• **Task objective**
Set the listing down again in full, word for word, with the pictures left out.
§ §
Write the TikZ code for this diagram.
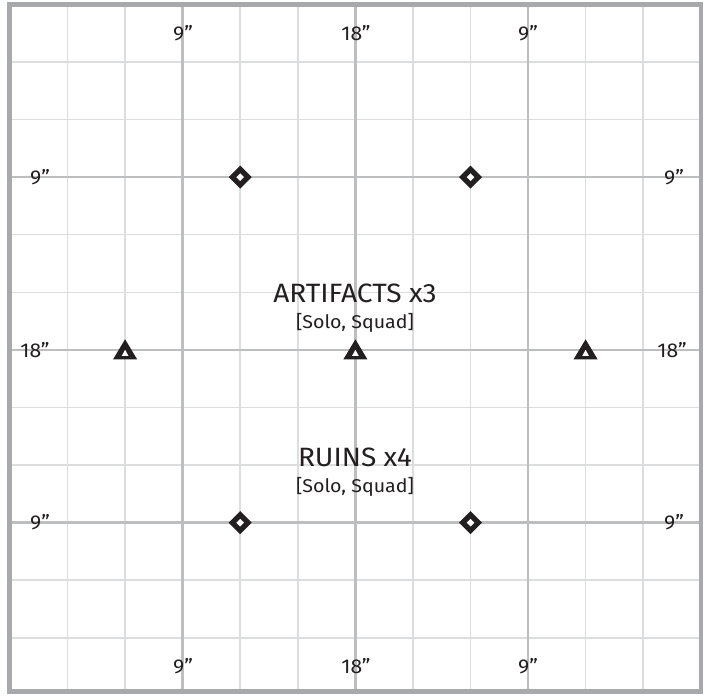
\documentclass[tikz,border=0pt]{standalone}
\usepackage{fontspec}
\setmainfont[FakeStretch=1.06]{Fira Sans}
\definecolor{framegray}{HTML}{A7A9AC}
\definecolor{majorgray}{HTML}{BCBEC0}
\definecolor{minorgray}{HTML}{DCDDDE}
\definecolor{ink}{HTML}{231F20}
\tikzset{
  minorline/.style={draw=minorgray, line width=1.5},
  majorline/.style={draw=majorgray, line width=2.4},
  framebox/.style={draw=framegray, line width=4.7},
  ticklabel/.style={text=ink, inner sep=0pt, font=\fontsize{20}{24}\selectfont},
  titlelabel/.style={text=ink, inner sep=0pt, font=\fontsize{26.5}{30}\selectfont},
  sublabel/.style={text=ink, inner sep=0pt, font=\fontsize{18.5}{22}\selectfont},
  pics/diam/.style={code={
    \fill[ink] (-11.5,0) -- (0,-11.5) -- (11.5,0) -- (0,11.5) -- cycle;
    \fill[white] (-3.8,0) -- (0,-3.8) -- (3.8,0) -- (0,3.8) -- cycle;
  }},
  pics/tri/.style={code={
    \fill[ink] (-12,9.5) -- (0,-10.5) -- (12,9.5) -- cycle;
    \fill[white] (-3.3,6) -- (0,0) -- (3.3,6) -- cycle;
  }}
}
\begin{document}
\begin{tikzpicture}[x=1pt,y=-1pt]
\useasboundingbox (0,0) rectangle (711,700);
\fill[white] (0,0) rectangle (711,700);
% minor grid
\foreach \i in {1,2,4,5,7,8,10,11}{
  \draw[minorline] ({9.9+\i*57.575},4.5) -- ({9.9+\i*57.575},691.7);
  \draw[minorline] (9.7,{4.4+\i*57.58}) -- (701,{4.4+\i*57.58});
}
% major grid
\foreach \i in {3,6,9}{
  \draw[majorline] ({9.9+\i*57.575},4.5) -- ({9.9+\i*57.575},691.7);
  \draw[majorline] (9.7,{4.4+\i*57.58}) -- (701,{4.4+\i*57.58});
}
% frame
\draw[framebox] (9.7,4.5) rectangle (701,691.7);
% edge labels
\node[ticklabel] (t1) at (183,33) {9”};
\node[ticklabel] (t2) at (356,33) {18”};
\node[ticklabel] (t3) at (528,33) {9”};
\node[ticklabel] (b1) at (183,666) {9”};
\node[ticklabel] (b2) at (356,666) {18”};
\node[ticklabel] (b3) at (528,666) {9”};
\node[ticklabel] (l1) at (40,177.5) {9”};
\node[ticklabel] (l2) at (35,350) {18”};
\node[ticklabel] (l3) at (40,522.5) {9”};
\node[ticklabel] (r1) at (674,177.5) {9”};
\node[ticklabel] (r2) at (672,350) {18”};
\node[ticklabel] (r3) at (674,522.5) {9”};
% objective labels
\node[titlelabel] (art) at (355,293) {ARTIFACTS x3};
\node[sublabel] (artsub) at (355,322.5) {[Solo, Squad]};
\node[titlelabel] (ruin) at (355,457.5) {RUINS x4};
\node[sublabel] (ruinsub) at (355,486.5) {[Solo, Squad]};
% markers
\pic at (240.2,177.2) {diam};
\pic at (470.5,177.2) {diam};
\pic at (240.2,522.7) {diam};
\pic at (470.5,522.7) {diam};
\pic at (125.1,349.8) {tri};
\pic at (355.4,349.8) {tri};
\pic at (585.6,349.8) {tri};
\end{tikzpicture}
\end{document}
§ §
• **Finished answer**
Write the TikZ code for this diagram.
\documentclass[tikz,border=0pt]{standalone}
\usepackage{fontspec}
\setmainfont[FakeStretch=1.06]{Fira Sans}
\definecolor{framegray}{HTML}{A7A9AC}
\definecolor{majorgray}{HTML}{BCBEC0}
\definecolor{minorgray}{HTML}{DCDDDE}
\definecolor{ink}{HTML}{231F20}
\tikzset{
  minorline/.style={draw=minorgray, line width=1.5},
  majorline/.style={draw=majorgray, line width=2.4},
  framebox/.style={draw=framegray, line width=4.7},
  ticklabel/.style={text=ink, inner sep=0pt, font=\fontsize{20}{24}\selectfont},
  titlelabel/.style={text=ink, inner sep=0pt, font=\fontsize{26.5}{30}\selectfont},
  sublabel/.style={text=ink, inner sep=0pt, font=\fontsize{18.5}{22}\selectfont},
  pics/diam/.style={code={
    \fill[ink] (-11.5,0) -- (0,-11.5) -- (11.5,0) -- (0,11.5) -- cycle;
    \fill[white] (-3.8,0) -- (0,-3.8) -- (3.8,0) -- (0,3.8) -- cycle;
  }},
  pics/tri/.style={code={
    \fill[ink] (-12,9.5) -- (0,-10.5) -- (12,9.5) -- cycle;
    \fill[white] (-3.3,6) -- (0,0) -- (3.3,6) -- cycle;
  }}
}
\begin{document}
\begin{tikzpicture}[x=1pt,y=-1pt]
\useasboundingbox (0,0) rectangle (711,700);
\fill[white] (0,0) rectangle (711,700);
% minor grid
\foreach \i in {1,2,4,5,7,8,10,11}{
  \draw[minorline] ({9.9+\i*57.575},4.5) -- ({9.9+\i*57.575},691.7);
  \draw[minorline] (9.7,{4.4+\i*57.58}) -- (701,{4.4+\i*57.58});
}
% major grid
\foreach \i in {3,6,9}{
  \draw[majorline] ({9.9+\i*57.575},4.5) -- ({9.9+\i*57.575},691.7);
  \draw[majorline] (9.7,{4.4+\i*57.58}) -- (701,{4.4+\i*57.58});
}
% frame
\draw[framebox] (9.7,4.5) rectangle (701,691.7);
% edge labels
\node[ticklabel] (t1) at (183,33) {9”};
\node[ticklabel] (t2) at (356,33) {18”};
\node[ticklabel] (t3) at (528,33) {9”};
\node[ticklabel] (b1) at (183,666) {9”};
\node[ticklabel] (b2) at (356,666) {18”};
\node[ticklabel] (b3) at (528,666) {9”};
\node[ticklabel] (l1) at (40,177.5) {9”};
\node[ticklabel] (l2) at (35,350) {18”};
\node[ticklabel] (l3) at (40,522.5) {9”};
\node[ticklabel] (r1) at (674,177.5) {9”};
\node[ticklabel] (r2) at (672,350) {18”};
\node[ticklabel] (r3) at (674,522.5) {9”};
% objective labels
\node[titlelabel] (art) at (355,293) {ARTIFACTS x3};
\node[sublabel] (artsub) at (355,322.5) {[Solo, Squad]};
\node[titlelabel] (ruin) at (355,457.5) {RUINS x4};
\node[sublabel] (ruinsub) at (355,486.5) {[Solo, Squad]};
% markers
\pic at (240.2,177.2) {diam};
\pic at (470.5,177.2) {diam};
\pic at (240.2,522.7) {diam};
\pic at (470.5,522.7) {diam};
\pic at (125.1,349.8) {tri};
\pic at (355.4,349.8) {tri};
\pic at (585.6,349.8) {tri};
\end{tikzpicture}
\end{document}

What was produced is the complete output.